• [REQUIREMENT]
All of the lines below are to be printed again exactly; images are excluded from the output.

START

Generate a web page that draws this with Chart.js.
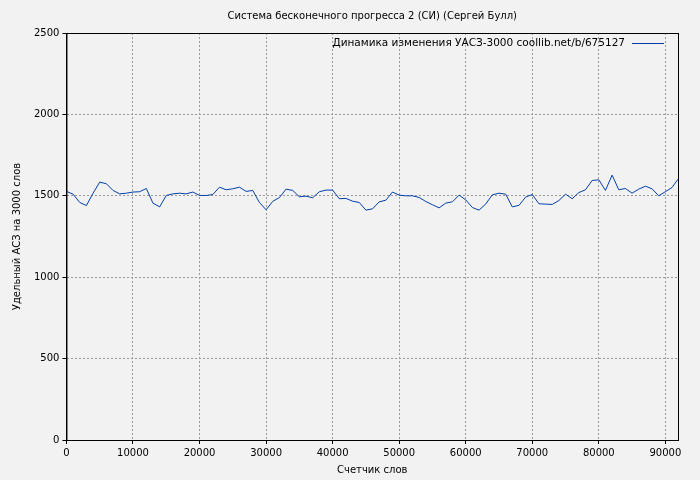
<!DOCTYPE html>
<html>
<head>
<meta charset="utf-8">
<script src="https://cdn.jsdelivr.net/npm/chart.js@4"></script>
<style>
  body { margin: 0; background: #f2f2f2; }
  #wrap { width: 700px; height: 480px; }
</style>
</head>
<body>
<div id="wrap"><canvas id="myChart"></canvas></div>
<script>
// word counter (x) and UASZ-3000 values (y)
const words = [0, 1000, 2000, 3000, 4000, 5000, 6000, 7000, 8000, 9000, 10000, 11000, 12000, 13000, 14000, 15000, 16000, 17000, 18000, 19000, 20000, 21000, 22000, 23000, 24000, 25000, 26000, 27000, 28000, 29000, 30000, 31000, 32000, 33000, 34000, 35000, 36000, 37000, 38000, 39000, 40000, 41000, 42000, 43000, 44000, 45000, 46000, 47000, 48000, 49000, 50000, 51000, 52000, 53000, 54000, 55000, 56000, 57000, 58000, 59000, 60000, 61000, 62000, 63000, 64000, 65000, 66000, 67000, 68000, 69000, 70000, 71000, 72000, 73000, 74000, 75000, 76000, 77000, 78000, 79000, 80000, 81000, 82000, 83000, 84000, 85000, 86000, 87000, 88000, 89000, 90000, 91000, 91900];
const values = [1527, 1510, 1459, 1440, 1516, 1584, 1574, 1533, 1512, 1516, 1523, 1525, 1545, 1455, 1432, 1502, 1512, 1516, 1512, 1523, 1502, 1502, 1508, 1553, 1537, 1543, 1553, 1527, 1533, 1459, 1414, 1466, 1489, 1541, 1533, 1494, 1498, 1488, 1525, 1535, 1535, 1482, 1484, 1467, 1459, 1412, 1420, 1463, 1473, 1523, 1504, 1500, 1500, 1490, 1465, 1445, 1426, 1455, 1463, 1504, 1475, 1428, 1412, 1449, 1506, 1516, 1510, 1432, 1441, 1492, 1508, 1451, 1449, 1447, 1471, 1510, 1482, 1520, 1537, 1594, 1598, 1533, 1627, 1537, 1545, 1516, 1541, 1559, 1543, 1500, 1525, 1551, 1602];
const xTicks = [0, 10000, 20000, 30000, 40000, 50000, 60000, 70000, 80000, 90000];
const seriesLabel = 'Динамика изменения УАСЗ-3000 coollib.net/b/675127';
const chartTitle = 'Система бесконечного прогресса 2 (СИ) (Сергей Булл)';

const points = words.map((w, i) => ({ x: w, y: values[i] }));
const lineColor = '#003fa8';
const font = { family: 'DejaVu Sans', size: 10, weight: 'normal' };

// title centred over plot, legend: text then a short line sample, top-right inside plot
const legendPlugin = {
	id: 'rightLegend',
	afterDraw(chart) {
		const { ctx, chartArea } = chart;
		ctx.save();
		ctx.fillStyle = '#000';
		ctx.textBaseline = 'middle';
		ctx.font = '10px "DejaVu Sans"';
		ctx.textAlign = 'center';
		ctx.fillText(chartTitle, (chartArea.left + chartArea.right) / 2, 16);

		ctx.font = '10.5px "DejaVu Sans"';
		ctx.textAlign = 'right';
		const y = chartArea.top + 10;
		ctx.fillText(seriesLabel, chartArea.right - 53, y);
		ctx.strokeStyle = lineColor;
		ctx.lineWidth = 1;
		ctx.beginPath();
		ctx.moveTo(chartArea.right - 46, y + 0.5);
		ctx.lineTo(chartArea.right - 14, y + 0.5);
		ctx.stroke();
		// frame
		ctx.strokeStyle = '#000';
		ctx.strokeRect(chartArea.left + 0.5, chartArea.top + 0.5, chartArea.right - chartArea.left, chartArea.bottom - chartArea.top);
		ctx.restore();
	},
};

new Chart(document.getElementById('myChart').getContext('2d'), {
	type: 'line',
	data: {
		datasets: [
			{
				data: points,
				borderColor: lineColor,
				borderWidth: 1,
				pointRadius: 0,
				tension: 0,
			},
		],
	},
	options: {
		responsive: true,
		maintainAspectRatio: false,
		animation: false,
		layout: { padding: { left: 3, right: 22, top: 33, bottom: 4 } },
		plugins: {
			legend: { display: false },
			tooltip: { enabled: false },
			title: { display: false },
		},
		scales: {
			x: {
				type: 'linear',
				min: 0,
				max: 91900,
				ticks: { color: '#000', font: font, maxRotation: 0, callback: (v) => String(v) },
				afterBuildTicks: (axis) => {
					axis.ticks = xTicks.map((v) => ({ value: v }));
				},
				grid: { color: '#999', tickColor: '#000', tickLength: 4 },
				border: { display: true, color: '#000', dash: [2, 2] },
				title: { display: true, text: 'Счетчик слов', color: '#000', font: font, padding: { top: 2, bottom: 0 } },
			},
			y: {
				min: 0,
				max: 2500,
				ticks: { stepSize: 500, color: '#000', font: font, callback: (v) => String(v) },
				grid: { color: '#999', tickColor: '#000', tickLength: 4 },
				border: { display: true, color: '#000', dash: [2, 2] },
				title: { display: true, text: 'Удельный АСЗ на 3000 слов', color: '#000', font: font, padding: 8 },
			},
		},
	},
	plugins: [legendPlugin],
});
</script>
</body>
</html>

END

• [ANSWER]
Generate a web page that draws this with Chart.js.
<!DOCTYPE html>
<html>
<head>
<meta charset="utf-8">
<script src="https://cdn.jsdelivr.net/npm/chart.js@4"></script>
<style>
  body { margin: 0; background: #f2f2f2; }
  #wrap { width: 700px; height: 480px; }
</style>
</head>
<body>
<div id="wrap"><canvas id="myChart"></canvas></div>
<script>
// word counter (x) and UASZ-3000 values (y)
const words = [0, 1000, 2000, 3000, 4000, 5000, 6000, 7000, 8000, 9000, 10000, 11000, 12000, 13000, 14000, 15000, 16000, 17000, 18000, 19000, 20000, 21000, 22000, 23000, 24000, 25000, 26000, 27000, 28000, 29000, 30000, 31000, 32000, 33000, 34000, 35000, 36000, 37000, 38000, 39000, 40000, 41000, 42000, 43000, 44000, 45000, 46000, 47000, 48000, 49000, 50000, 51000, 52000, 53000, 54000, 55000, 56000, 57000, 58000, 59000, 60000, 61000, 62000, 63000, 64000, 65000, 66000, 67000, 68000, 69000, 70000, 71000, 72000, 73000, 74000, 75000, 76000, 77000, 78000, 79000, 80000, 81000, 82000, 83000, 84000, 85000, 86000, 87000, 88000, 89000, 90000, 91000, 91900];
const values = [1527, 1510, 1459, 1440, 1516, 1584, 1574, 1533, 1512, 1516, 1523, 1525, 1545, 1455, 1432, 1502, 1512, 1516, 1512, 1523, 1502, 1502, 1508, 1553, 1537, 1543, 1553, 1527, 1533, 1459, 1414, 1466, 1489, 1541, 1533, 1494, 1498, 1488, 1525, 1535, 1535, 1482, 1484, 1467, 1459, 1412, 1420, 1463, 1473, 1523, 1504, 1500, 1500, 1490, 1465, 1445, 1426, 1455, 1463, 1504, 1475, 1428, 1412, 1449, 1506, 1516, 1510, 1432, 1441, 1492, 1508, 1451, 1449, 1447, 1471, 1510, 1482, 1520, 1537, 1594, 1598, 1533, 1627, 1537, 1545, 1516, 1541, 1559, 1543, 1500, 1525, 1551, 1602];
const xTicks = [0, 10000, 20000, 30000, 40000, 50000, 60000, 70000, 80000, 90000];
const seriesLabel = 'Динамика изменения УАСЗ-3000 coollib.net/b/675127';
const chartTitle = 'Система бесконечного прогресса 2 (СИ) (Сергей Булл)';

const points = words.map((w, i) => ({ x: w, y: values[i] }));
const lineColor = '#003fa8';
const font = { family: 'DejaVu Sans', size: 10, weight: 'normal' };

// title centred over plot, legend: text then a short line sample, top-right inside plot
const legendPlugin = {
	id: 'rightLegend',
	afterDraw(chart) {
		const { ctx, chartArea } = chart;
		ctx.save();
		ctx.fillStyle = '#000';
		ctx.textBaseline = 'middle';
		ctx.font = '10px "DejaVu Sans"';
		ctx.textAlign = 'center';
		ctx.fillText(chartTitle, (chartArea.left + chartArea.right) / 2, 16);

		ctx.font = '10.5px "DejaVu Sans"';
		ctx.textAlign = 'right';
		const y = chartArea.top + 10;
		ctx.fillText(seriesLabel, chartArea.right - 53, y);
		ctx.strokeStyle = lineColor;
		ctx.lineWidth = 1;
		ctx.beginPath();
		ctx.moveTo(chartArea.right - 46, y + 0.5);
		ctx.lineTo(chartArea.right - 14, y + 0.5);
		ctx.stroke();
		// frame
		ctx.strokeStyle = '#000';
		ctx.strokeRect(chartArea.left + 0.5, chartArea.top + 0.5, chartArea.right - chartArea.left, chartArea.bottom - chartArea.top);
		ctx.restore();
	},
};

new Chart(document.getElementById('myChart').getContext('2d'), {
	type: 'line',
	data: {
		datasets: [
			{
				data: points,
				borderColor: lineColor,
				borderWidth: 1,
				pointRadius: 0,
				tension: 0,
			},
		],
	},
	options: {
		responsive: true,
		maintainAspectRatio: false,
		animation: false,
		layout: { padding: { left: 3, right: 22, top: 33, bottom: 4 } },
		plugins: {
			legend: { display: false },
			tooltip: { enabled: false },
			title: { display: false },
		},
		scales: {
			x: {
				type: 'linear',
				min: 0,
				max: 91900,
				ticks: { color: '#000', font: font, maxRotation: 0, callback: (v) => String(v) },
				afterBuildTicks: (axis) => {
					axis.ticks = xTicks.map((v) => ({ value: v }));
				},
				grid: { color: '#999', tickColor: '#000', tickLength: 4 },
				border: { display: true, color: '#000', dash: [2, 2] },
				title: { display: true, text: 'Счетчик слов', color: '#000', font: font, padding: { top: 2, bottom: 0 } },
			},
			y: {
				min: 0,
				max: 2500,
				ticks: { stepSize: 500, color: '#000', font: font, callback: (v) => String(v) },
				grid: { color: '#999', tickColor: '#000', tickLength: 4 },
				border: { display: true, color: '#000', dash: [2, 2] },
				title: { display: true, text: 'Удельный АСЗ на 3000 слов', color: '#000', font: font, padding: 8 },
			},
		},
	},
	plugins: [legendPlugin],
});
</script>
</body>
</html>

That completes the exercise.